Williams holds a Masters from the London School of Economics and a PhD from Oxford in Business Ethics and Corporate Responsibility. He was brought on board to help tighten corporate practices at the global management consultancy’s South African outfit. Bain South Africa has been in a world of trouble recently, following a state capture scandal involving the South African Revenue Services (SARS).

In the wake of the scandal, the firm required an experienced hand to bring a degree of stability and re-examine its processes. Bain developed a remedy plan to pave its way back, and Williams was put in charge of the plan’s implementation, in addition to being put on the Africa Oversight Board.

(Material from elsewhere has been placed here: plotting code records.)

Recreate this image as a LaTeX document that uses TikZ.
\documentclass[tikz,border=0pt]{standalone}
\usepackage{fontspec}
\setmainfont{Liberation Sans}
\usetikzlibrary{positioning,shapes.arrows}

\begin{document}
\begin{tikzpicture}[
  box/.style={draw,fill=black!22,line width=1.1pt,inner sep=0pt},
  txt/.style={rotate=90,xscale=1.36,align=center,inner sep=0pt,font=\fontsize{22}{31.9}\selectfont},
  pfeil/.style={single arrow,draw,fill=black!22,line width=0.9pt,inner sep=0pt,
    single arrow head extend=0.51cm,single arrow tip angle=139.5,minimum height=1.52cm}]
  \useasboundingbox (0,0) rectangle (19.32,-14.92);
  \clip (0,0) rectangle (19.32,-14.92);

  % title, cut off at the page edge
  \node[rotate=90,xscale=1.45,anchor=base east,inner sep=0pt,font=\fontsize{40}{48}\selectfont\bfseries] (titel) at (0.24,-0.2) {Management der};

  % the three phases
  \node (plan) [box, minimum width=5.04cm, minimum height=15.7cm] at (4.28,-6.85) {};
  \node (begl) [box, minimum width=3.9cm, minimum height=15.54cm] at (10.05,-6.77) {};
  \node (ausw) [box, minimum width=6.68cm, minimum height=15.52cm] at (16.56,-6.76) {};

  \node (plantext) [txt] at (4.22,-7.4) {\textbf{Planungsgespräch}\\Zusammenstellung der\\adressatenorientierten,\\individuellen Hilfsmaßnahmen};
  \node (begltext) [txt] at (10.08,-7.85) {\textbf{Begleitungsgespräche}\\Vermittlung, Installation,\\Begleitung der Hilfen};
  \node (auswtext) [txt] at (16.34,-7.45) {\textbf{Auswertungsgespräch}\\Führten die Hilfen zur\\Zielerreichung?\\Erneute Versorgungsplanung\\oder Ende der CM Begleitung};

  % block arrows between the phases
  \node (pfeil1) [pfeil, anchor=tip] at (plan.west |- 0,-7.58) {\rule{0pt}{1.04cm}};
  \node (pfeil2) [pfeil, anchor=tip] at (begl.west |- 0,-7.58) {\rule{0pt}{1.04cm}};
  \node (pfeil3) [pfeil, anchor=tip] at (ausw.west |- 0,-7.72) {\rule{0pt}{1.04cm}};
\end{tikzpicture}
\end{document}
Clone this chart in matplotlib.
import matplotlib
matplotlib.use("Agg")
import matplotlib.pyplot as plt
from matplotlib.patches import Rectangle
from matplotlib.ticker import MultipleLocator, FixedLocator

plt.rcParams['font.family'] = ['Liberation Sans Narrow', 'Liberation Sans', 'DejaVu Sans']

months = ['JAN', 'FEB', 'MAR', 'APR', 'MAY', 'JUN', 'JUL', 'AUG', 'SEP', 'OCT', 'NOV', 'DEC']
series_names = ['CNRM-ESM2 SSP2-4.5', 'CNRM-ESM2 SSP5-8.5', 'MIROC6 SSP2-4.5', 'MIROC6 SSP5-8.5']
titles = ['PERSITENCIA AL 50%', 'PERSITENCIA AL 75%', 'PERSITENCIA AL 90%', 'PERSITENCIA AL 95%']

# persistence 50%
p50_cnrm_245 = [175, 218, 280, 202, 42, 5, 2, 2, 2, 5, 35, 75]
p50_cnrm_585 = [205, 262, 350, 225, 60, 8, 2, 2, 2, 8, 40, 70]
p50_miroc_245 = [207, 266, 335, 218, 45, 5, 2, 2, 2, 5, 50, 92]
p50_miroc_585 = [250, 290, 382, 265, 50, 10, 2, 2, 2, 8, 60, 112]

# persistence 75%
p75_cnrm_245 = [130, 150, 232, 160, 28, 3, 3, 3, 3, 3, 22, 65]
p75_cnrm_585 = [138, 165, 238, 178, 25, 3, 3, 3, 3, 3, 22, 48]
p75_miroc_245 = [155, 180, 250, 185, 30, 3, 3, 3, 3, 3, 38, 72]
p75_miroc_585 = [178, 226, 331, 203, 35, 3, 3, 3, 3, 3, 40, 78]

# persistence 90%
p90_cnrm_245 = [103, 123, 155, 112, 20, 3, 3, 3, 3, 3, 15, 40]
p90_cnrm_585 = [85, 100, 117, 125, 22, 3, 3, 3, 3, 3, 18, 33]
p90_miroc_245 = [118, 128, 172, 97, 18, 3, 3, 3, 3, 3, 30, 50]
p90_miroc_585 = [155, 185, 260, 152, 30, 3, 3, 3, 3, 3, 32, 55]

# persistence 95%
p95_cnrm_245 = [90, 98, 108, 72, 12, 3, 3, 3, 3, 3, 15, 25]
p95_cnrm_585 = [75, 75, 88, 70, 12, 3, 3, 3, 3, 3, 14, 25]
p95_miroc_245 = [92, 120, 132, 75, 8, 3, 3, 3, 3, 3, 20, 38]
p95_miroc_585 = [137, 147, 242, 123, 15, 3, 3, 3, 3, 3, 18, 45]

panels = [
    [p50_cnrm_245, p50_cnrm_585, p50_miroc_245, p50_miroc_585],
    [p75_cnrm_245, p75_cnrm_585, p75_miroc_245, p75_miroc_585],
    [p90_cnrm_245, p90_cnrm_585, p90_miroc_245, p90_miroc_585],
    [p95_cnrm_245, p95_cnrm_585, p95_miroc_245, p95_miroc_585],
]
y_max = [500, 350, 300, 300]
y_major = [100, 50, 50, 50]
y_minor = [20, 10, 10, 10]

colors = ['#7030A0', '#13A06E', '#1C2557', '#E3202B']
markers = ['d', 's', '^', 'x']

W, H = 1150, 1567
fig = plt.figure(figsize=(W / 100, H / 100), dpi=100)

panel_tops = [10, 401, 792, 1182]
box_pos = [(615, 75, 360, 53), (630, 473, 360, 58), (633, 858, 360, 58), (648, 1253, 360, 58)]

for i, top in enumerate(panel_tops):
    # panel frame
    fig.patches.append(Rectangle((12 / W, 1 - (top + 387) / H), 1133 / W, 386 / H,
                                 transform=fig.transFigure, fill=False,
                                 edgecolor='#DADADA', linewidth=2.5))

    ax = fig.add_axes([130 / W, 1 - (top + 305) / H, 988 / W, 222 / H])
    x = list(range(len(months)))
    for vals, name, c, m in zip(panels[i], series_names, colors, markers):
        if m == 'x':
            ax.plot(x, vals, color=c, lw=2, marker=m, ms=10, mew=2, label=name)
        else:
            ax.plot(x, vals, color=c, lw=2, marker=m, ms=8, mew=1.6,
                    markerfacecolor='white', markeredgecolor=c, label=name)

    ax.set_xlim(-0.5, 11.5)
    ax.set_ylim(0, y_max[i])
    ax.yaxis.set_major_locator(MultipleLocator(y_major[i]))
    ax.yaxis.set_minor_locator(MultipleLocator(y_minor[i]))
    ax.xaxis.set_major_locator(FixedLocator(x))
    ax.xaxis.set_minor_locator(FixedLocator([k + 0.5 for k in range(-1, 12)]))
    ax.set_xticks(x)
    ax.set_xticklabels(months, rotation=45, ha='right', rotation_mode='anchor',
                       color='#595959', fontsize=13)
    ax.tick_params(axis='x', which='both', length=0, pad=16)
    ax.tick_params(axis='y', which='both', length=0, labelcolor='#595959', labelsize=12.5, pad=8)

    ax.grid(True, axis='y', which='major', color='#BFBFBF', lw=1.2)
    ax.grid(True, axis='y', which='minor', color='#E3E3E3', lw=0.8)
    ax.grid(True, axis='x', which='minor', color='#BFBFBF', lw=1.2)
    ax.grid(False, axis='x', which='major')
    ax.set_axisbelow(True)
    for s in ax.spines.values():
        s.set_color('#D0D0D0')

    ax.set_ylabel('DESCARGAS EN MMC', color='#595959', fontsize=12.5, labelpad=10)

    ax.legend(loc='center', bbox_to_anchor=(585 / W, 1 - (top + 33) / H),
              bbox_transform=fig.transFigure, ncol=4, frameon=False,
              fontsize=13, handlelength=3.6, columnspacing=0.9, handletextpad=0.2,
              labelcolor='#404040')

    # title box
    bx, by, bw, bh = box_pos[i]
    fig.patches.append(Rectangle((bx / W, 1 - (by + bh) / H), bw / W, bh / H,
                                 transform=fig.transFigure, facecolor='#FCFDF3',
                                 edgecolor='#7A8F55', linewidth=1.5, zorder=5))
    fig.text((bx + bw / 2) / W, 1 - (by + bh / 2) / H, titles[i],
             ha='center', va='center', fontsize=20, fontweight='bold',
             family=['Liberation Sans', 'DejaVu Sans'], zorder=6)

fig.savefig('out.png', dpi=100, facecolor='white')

Williams not only joined a firm that was under scrutiny and losing a stream of business, but also entered a consulting sector that has been driven into considerable disrepute via a number of scandals recently. His wealth of experience made him a suitable candidate for the job.

Athol Williams

Having begun at Rio Tinto and made his way up to Business Development Executive, Williams left the firm for Old Mutual, where he worked on and off for a number of years as Director for Group Strategy. He has been a Partner at Bain & Company’s Boston, New York, London and Johannesburg outfits on and off between 1996 and 2010.

He now leaves at what are being described as unfavourable terms, given the circumstances surrounding the departure. He join only in May this year, and has now quit without informing the firm itself. Speaking to Business Maverick, Williams indicated his reasons for departing.

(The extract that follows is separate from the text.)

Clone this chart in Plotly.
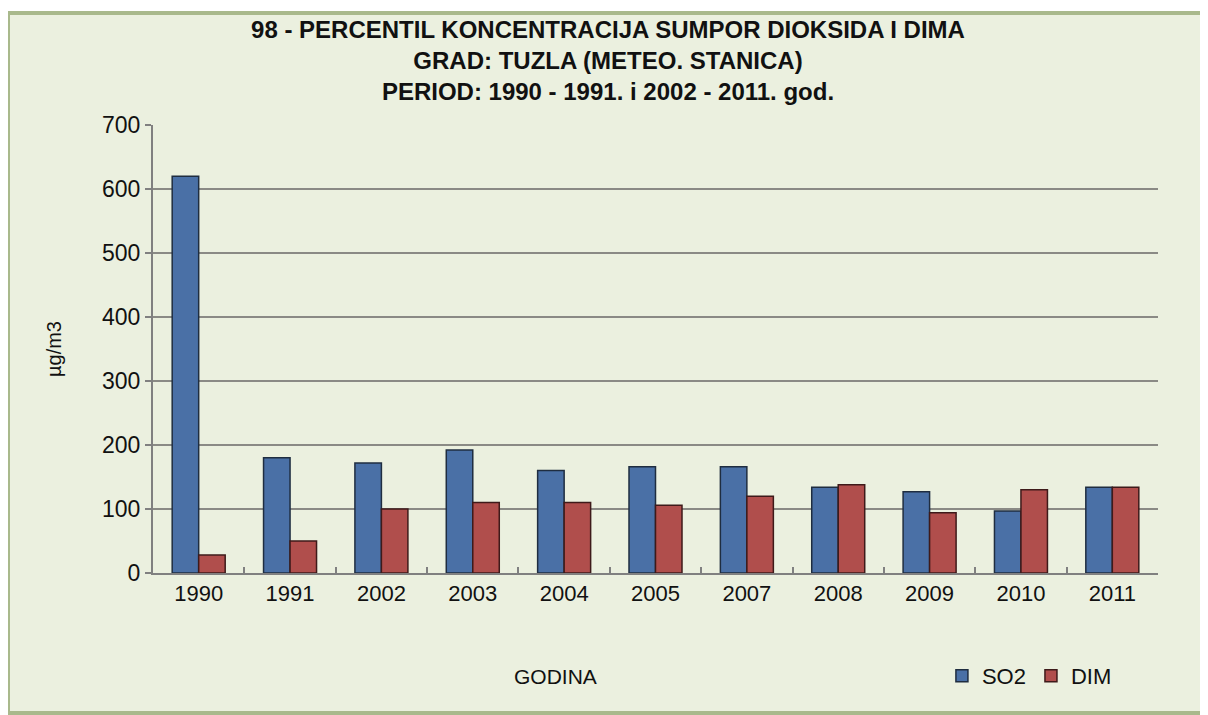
import plotly.graph_objects as go

years = ["1990", "1991", "2002", "2003", "2004", "2005", "2007", "2008", "2009", "2010", "2011"]
so2 = [620, 180, 172, 192, 160, 166, 166, 134, 127, 97, 134]
dim = [28, 50, 100, 110, 110, 106, 120, 138, 94, 130, 134]

fig = go.Figure()
fig.add_trace(go.Bar(x=years, y=so2, name="SO2",
                     marker=dict(color="#4A70A6", line=dict(color="#1F2D40", width=1.5))))
fig.add_trace(go.Bar(x=years, y=dim, name="DIM",
                     marker=dict(color="#B04E4C", line=dict(color="#3E1A1A", width=1.5))))

fig.update_layout(
    width=1200, height=707,
    margin=dict(l=145, r=50, t=117, b=142),
    paper_bgcolor="white",
    plot_bgcolor="#EEF2E6",
    barmode="group",
    bargap=0.42,
    bargroupgap=0,
    font=dict(family="Liberation Sans, Arial", size=22, color="#111"),
    title=dict(
        text="<b>98 - PERCENTIL KONCENTRACIJA SUMPOR DIOKSIDA I DIMA<br>GRAD: TUZLA (METEO. STANICA)<br>PERIOD: 1990 - 1991. i 2002 - 2011. god.</b>",
        x=0.5, xanchor="center", y=0.958, yanchor="top",
        font=dict(size=24, family="Liberation Sans, Arial"),
    ),
    legend=dict(orientation="h", x=0.785, y=-0.23, xanchor="left", yanchor="middle",
                font=dict(size=22), bgcolor="rgba(0,0,0,0)", itemwidth=30),
    shapes=[
        dict(type="rect", xref="paper", yref="paper", layer="below",
             x0=-145 / 1005, x1=1 + 45 / 1005, y0=-140 / 448, y1=1 + 112 / 448,
             fillcolor="#EBF0DF", line=dict(color="#A9B98C", width=4)),
    ],
    annotations=[
        dict(text="GODINA", xref="paper", yref="paper", x=0.4, y=-0.23,
             xanchor="center", yanchor="middle", showarrow=False, font=dict(size=21)),
    ],
)
fig.update_xaxes(
    showline=True, linecolor="#808080", linewidth=2,
    ticks="inside", tickson="boundaries", ticklen=6, tickcolor="#808080", tickwidth=2,
)
fig.update_yaxes(
    range=[0, 700], dtick=100,
    showline=True, linecolor="#808080", linewidth=2,
    showgrid=True, gridcolor="#8A8A85", gridwidth=2,
    ticks="outside", ticklen=6, tickcolor="#808080", tickwidth=2,
    tickfont=dict(size=23),
    title=dict(text="µg/m3", font=dict(size=20), standoff=35),
    zeroline=False,
)

fig.write_html("out.html")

“I believe that Bain is withholding information about the restructuring of SARS and not being truthful about what it did in South Africa. Bain knows more than what they have told the public. I really believed that Bain wanted to do the right thing when they hired me to develop ideas for remedy and developing a proper plan. I thought they were serious and were going to do the right thing,” he said.

“Then I was hired. I got in the company and I got to ask questions and they were uncomfortable with the questions I asked. I am not getting the answers and it made me uncomfortable,” he added.